The ice cream, made in what Elbow calls a "French custard style," is designed to highlight the essential characteristics of each flavor after a base of milk fat, egg yolk and sugar has been established for texture. His search for the best sources means that his vanilla beans have come from Tahiti and Mexico and, right now, from Madagascar. (There's always a little bit of extract, too, which he says "makes all the difference.") And his constant tinkering leads him to regular discoveries: for one, the notion that the Roasterie's Ethiopian blend neatly brings out the flavors in his blueberry-cream-cheese ice cream while accentuating the fruit notes in the coffee.
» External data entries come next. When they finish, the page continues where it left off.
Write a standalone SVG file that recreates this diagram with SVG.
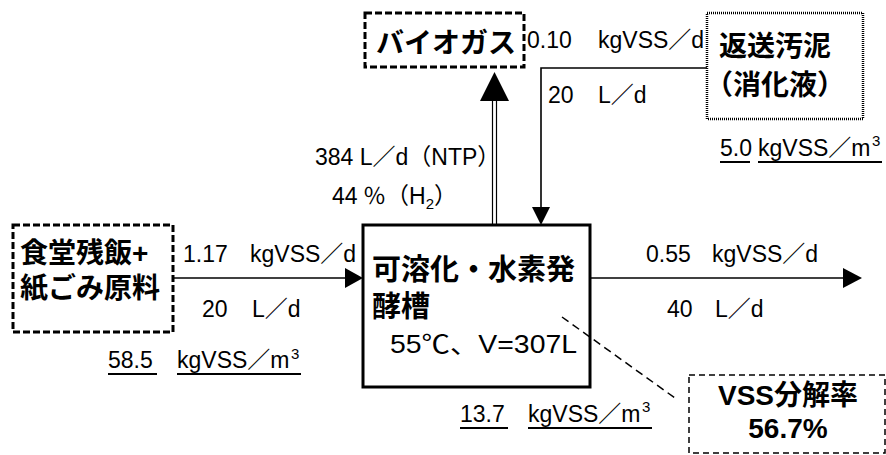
<svg xmlns="http://www.w3.org/2000/svg" width="886" height="455" viewBox="0 0 886 455">
<style>
text{font-family:"Liberation Sans","Noto Sans CJK JP",sans-serif;fill:#000}
.t{font-size:23px}
.b{font-size:28px;font-weight:bold}
.sup{font-size:15px}
.ln{stroke:#000;stroke-width:1.6;fill:none}
.ul{stroke:#000;stroke-width:2}
.dash1{fill:#fff;stroke:#000;stroke-width:3;stroke-dasharray:7 3}
.dot{fill:#fff;stroke:#000;stroke-width:2.5;stroke-dasharray:1 1}
.dash2{fill:#fff;stroke:#000;stroke-width:1.5;stroke-dasharray:6 4}
</style>
<rect width="886" height="455" fill="#fff"/>
<g id="connectors">
  <line class="ln" x1="173" y1="278" x2="346" y2="278"/>
  <polygon points="345,268 363,278 345,288" fill="#000"/>
  <line class="ln" x1="590" y1="278" x2="844" y2="278"/>
  <polygon points="843,268 862,278 843,288" fill="#000"/>
  <line stroke="#000" stroke-width="1.2" x1="492.5" y1="100" x2="492.5" y2="225"/>
  <line stroke="#000" stroke-width="1.2" x1="496.5" y1="100" x2="496.5" y2="225"/>
  <polygon points="480,101 494.5,72 509,101" fill="#000"/>
  <polyline class="ln" points="707,68 541,68 541,208"/>
  <polygon points="532,207 550,207 541,225" fill="#000"/>
  <line stroke="#000" stroke-width="1.5" stroke-dasharray="8 5" x1="562" y1="317" x2="675" y2="398"/>
</g>
<g id="feed">
  <rect class="dash1" x="13" y="225" width="160" height="107"/>
  <text class="b" x="20" y="263">食堂残飯+</text>
  <text class="b" x="20" y="298">紙ごみ原料</text>
</g>
<g id="reactor">
  <rect x="363" y="225" width="227" height="162" fill="none" stroke="#000" stroke-width="3"/>
  <text class="b" x="372" y="280" style="font-size:29px">可溶化・水素発</text>
  <text class="b" x="372" y="317" style="font-size:29px">酵槽</text>
  <text class="t" x="390" y="353" style="font-size:25px" textLength="187" lengthAdjust="spacingAndGlyphs">55℃、V=307L</text>
</g>
<g id="biogas">
  <rect class="dash1" x="365" y="13" width="159" height="54"/>
  <text class="b" x="376" y="53">バイオガス</text>
</g>
<g id="return-sludge">
  <rect class="dot" x="707" y="13" width="156" height="106"/>
  <text class="b" x="775" y="56" text-anchor="middle">返送汚泥</text>
  <text class="b" x="775" y="95" text-anchor="middle">（消化液）</text>
</g>
<g id="vss-rate">
  <rect class="dash2" x="689" y="375" width="196" height="78"/>
  <text class="b" x="788" y="405" text-anchor="middle">VSS分解率</text>
  <text class="b" x="788" y="438" text-anchor="middle">56.7%</text>
</g>
<g id="labels">
  <text class="t" x="527" y="48">0.10 <tspan x="598">kgVSS／d</tspan></text>
  <text class="t" x="548" y="103">20 <tspan x="598">L／d</tspan></text>
  <text class="t" x="315" y="165">384 L／d（NTP）</text>
  <text class="t" x="332" y="204">44 <tspan x="363">％（H<tspan style="font-size:15px" dy="5">2</tspan><tspan dy="-5">）</tspan></tspan></text>
  <text class="t" x="183" y="262">1.17 <tspan x="250">kgVSS／d</tspan></text>
  <text class="t" x="202" y="317">20 <tspan x="252">L／d</tspan></text>
  <text class="t" x="646" y="262">0.55 <tspan x="712">kgVSS／d</tspan></text>
  <text class="t" x="667" y="317">40 <tspan x="715">L／d</tspan></text>
  <text class="t" x="108" y="368">58.5 <tspan x="177">kgVSS／m</tspan><tspan class="sup" x="291" y="359">3</tspan></text>
  <line class="ul" x1="108" y1="374" x2="157" y2="374"/>
  <line class="ul" x1="177" y1="374" x2="301" y2="374"/>
  <text class="t" x="460" y="422">13.7 <tspan x="528">kgVSS／m</tspan><tspan class="sup" x="642" y="412">3</tspan></text>
  <line class="ul" x1="460" y1="428" x2="508" y2="428"/>
  <line class="ul" x1="528" y1="428" x2="652" y2="428"/>
  <text class="t" x="720" y="156">5.0 <tspan x="758">kgVSS／m</tspan><tspan class="sup" x="872" y="146">3</tspan></text>
  <line class="ul" x1="720" y1="162" x2="750" y2="162"/>
  <line class="ul" x1="758" y1="162" x2="882" y2="162"/>
</g>
</svg>
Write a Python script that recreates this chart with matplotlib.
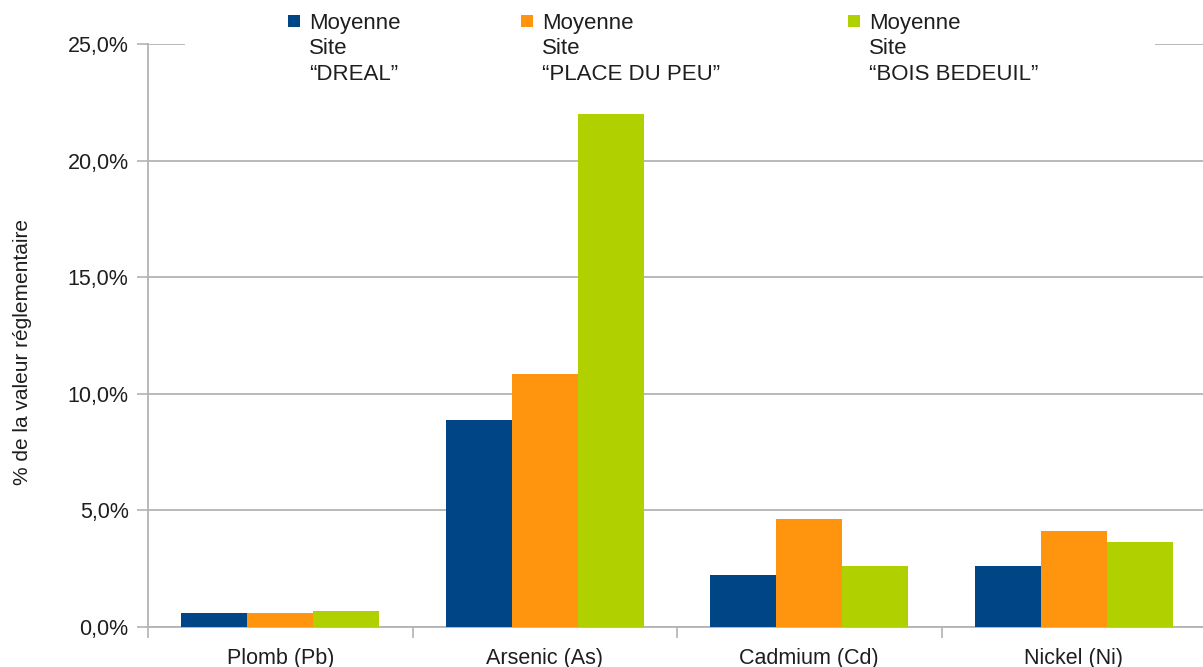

The Roasterie is one of Elbow's partners. His chocolate is sold in Roasterie's cafes, and Roasterie coffee is sold at Glacé on Main. The partnership was born out of a chance meeting in New York City, when Roasterie founder Danny O'Neill ran into Elbow in Times Square and wondered why they'd never paired coffee and chocolate. They attended Penn State's Ice Cream Short Course in January 2010, and O'Neill lent Elbow the use of his trucks for setting up the first ice-cream freezer on Main Street.
"Christopher is successful because he's curious," O'Neill says. "He's always pushing boundaries, and I love that."
Elbow has a specific approach to ice cream. He serves it only in cups, and the toppings are limited to two sauces: chocolate and caramel.
"I've just never been a cone guy," Elbow says. "I didn't want that overpowering smell of cones when you walked in."
Still, there are signs that he won't leave the freezer case alone forever. He's working on ice-cream bars in four flavors (one of them: a blackberry-swirl ice cream that's flash-frozen, dipped in chocolate and rolled in almonds). And he's reconsidering sundae toppings, but nothing you'd find at Dairy Queen. At the top of his list: olive oil and sea salt, the savory elements he first embraced during his line-cook days. It's also perhaps a concession to sugar-shock buffets like Mochi-Yo and Yogurtini. Elbow admits that the latter, a neighbor of his Main Street store, has hurt sales a bit.
Not every experiment will make it out of the back room. Elbow is still trying to perfect a Neapolitan, one that would give the eater a layer of chocolate, strawberry and vanilla in a single scoop. The staff has also been treated to batches of avocado, glazed doughnut, and Cap'n Crunch.